Washington Post, May 31, 1918

Kitchen Contentment

The up-to-date housekeeper appreciates the saving of steps in the kitchen afforded by modern, compact equipment.

A kitchen joy in particular is the one type Vulcan gas range, which has a smooth top similar to a coal stove, with no openings below for pots to tip over into. The whole top is usable for cooking, without waste of heat. Prices, $30 up.

Dulin & Martin Co.

1921_vulcan_stove
(click to enlarge)

Restoring antique stoves

It's not that difficult, but it's good to keep in mind that a lot of stoves from the 1920s and later contain asbestos insulation. I wouldn't recommend that anyone remove that insulation themselves, although lots of people have: I did when I had to have my boiler replaced (it would have cost $3,000 to have it done professionally and taken three weeks, and I couldn't be without heat for three weeks in the middle of a Winnipeg winter).

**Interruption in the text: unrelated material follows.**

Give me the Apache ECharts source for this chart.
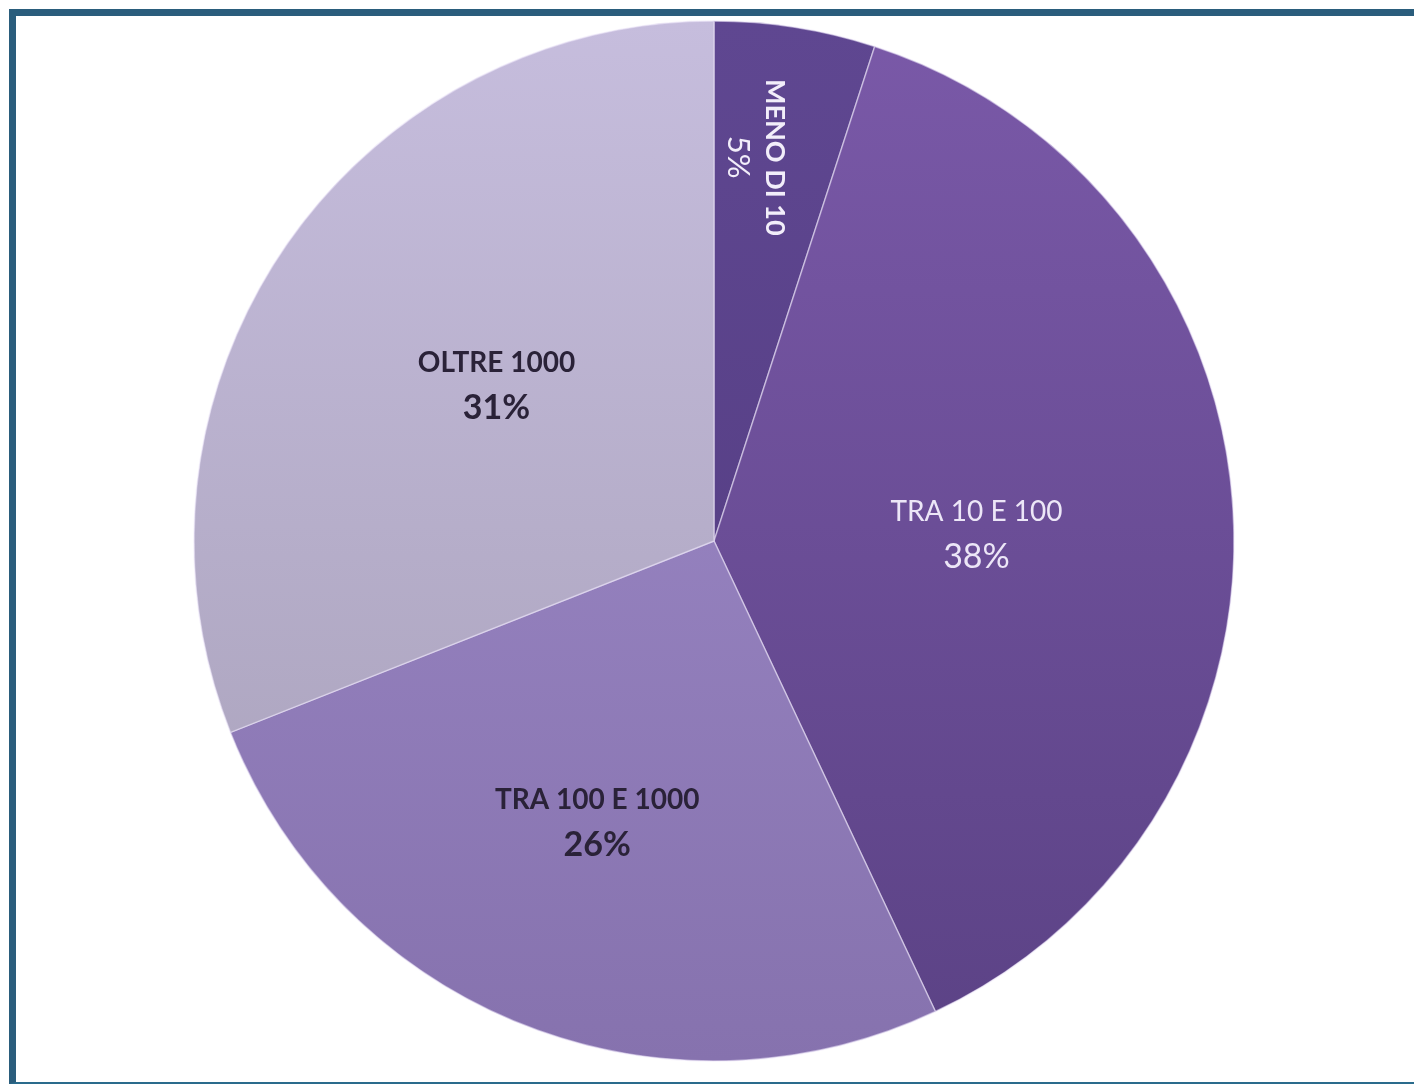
<!DOCTYPE html>
<html>
<head>
<meta charset="utf-8">
<script src="https://cdn.jsdelivr.net/npm/echarts@6/dist/echarts.min.js"></script>
<style>
  html, body { margin: 0; padding: 0; background: #ffffff; overflow: hidden; }
  #frame { position: absolute; left: 9px; top: 9px; width: 1398px; height: 1066px;
           border-top: 7px solid #2a5d7c; border-left: 7px solid #2a5d7c; border-bottom: 2px solid #2a6b8c; }
  #chart { position: absolute; left: 0; top: 0; width: 1417px; height: 1084px; }
</style>
</head>
<body>
<div id="frame"></div>
<div id="chart"></div>
<script>
const categories = ['MENO DI 10', 'TRA 10 E 100', 'TRA 100 E 1000', 'OLTRE 1000'];
const values = [5, 38, 26, 31];
const percentLabels = ['5%', '38%', '26%', '31%'];

const topColors = ['#5f4791', '#7a59a8', '#a18ecc', '#c6bddd'];
const bottomColors = ['#513a7e', '#5b4285', '#8672ae', '#a59eb6'];
const labelColors = ['#f2eefa', '#ece6f7', '#2a2238', '#2a2238'];

function grad(i) {
  return {
    type: 'linear', x: 0, y: 21, x2: 0, y2: 1061, global: true,
    colorStops: [{ offset: 0, color: topColors[i] }, { offset: 1, color: bottomColors[i] }]
  };
}

function richFor(i, weight) {
  return {
    n: { fontSize: 28, fontWeight: weight, lineHeight: 45, fontFamily: 'Lato', color: labelColors[i] },
    p: { fontSize: 34, fontWeight: weight, lineHeight: 45, fontFamily: 'Lato', color: labelColors[i] }
  };
}

const chart = echarts.init(document.getElementById('chart'), null, { renderer: 'canvas' });
const option = {
  backgroundColor: 'transparent',
  animation: false,
  series: [{
    type: 'pie',
    center: [714, 541],
    radius: [0, 520],
    startAngle: 90,
    clockwise: true,
    avoidLabelOverlap: false,
    itemStyle: { borderColor: 'rgba(235,228,248,0.55)', borderWidth: 1.5 },
    label: {
      show: true,
      position: 'inside',
      fontFamily: 'Lato',
      formatter: function (p) { return '{n|' + p.name + '}\n{p|' + percentLabels[p.dataIndex] + '}'; }
    },
    labelLine: { show: false },
    labelLayout: function (params) {
      if (params.dataIndex === 0) {
        return { dx: -124, dy: -2, rotate: -90 };
      }
      if (params.dataIndex === 1) {
        return { dy: 10 };
      }
      if (params.dataIndex === 2) {
        return { dx: -20, dy: 37 };
      }
      return { dy: -8 };
    },
    data: categories.map(function (c, i) {
      const item = {
        name: c,
        value: values[i],
        itemStyle: { color: grad(i) },
        label: { color: labelColors[i], rich: richFor(i, i >= 2 ? 'bold' : 'normal') }
      };
      if (i === 0) {
        item.label.rich = {
          n: { fontSize: 27, fontWeight: 'bold', lineHeight: 38, fontFamily: 'Lato', color: labelColors[0] },
          p: { fontSize: 31, fontWeight: 'normal', lineHeight: 36, fontFamily: 'Lato', color: labelColors[0] }
        };
      }
      return item;
    })
  }]
};
chart.setOption(option);
</script>
</body>
</html>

There are tons of websites out there that give tips on restoring antique stoves. When we restored ours at our old house, it took us a few weeks. We removed the rust with WD40 - spray it on, let it sit, and wipe it off. Easiest part of the job. Hardest was the welding, which I did not do.

Vulcan Stove

That is a pretty small stove and oven (and broiler), and it may even be a conversion, as the drop in plates are the kind found in wood stoves. Pretty shallow for that though. Those ranges can be refurbished, but it gets pretty expensive. My sister bought a refurbished one more like the one in the White House kitchen photos, and it cost her over $10,000. Beautiful thing, though.

Floored

I think the "tile" is actually Linoleum. We had nearly the exact thing in my parents' house bought in 1941.

Vulcan stove hulk

There's a hulk of a Vulcan stove in my c. 1920 home, someone thought a Frigidaire all-electric range was the way to go in the 1960's. I wonder how one would restore one of these beauties...

I, too, love the tile. Does anyone know when this home was built?

Grandma's kettle.

There is one of those kettles in my grandmother's old kitchen right now.

Meow

The perky kitty thing in the window is marvelous. Nice tile motif as well.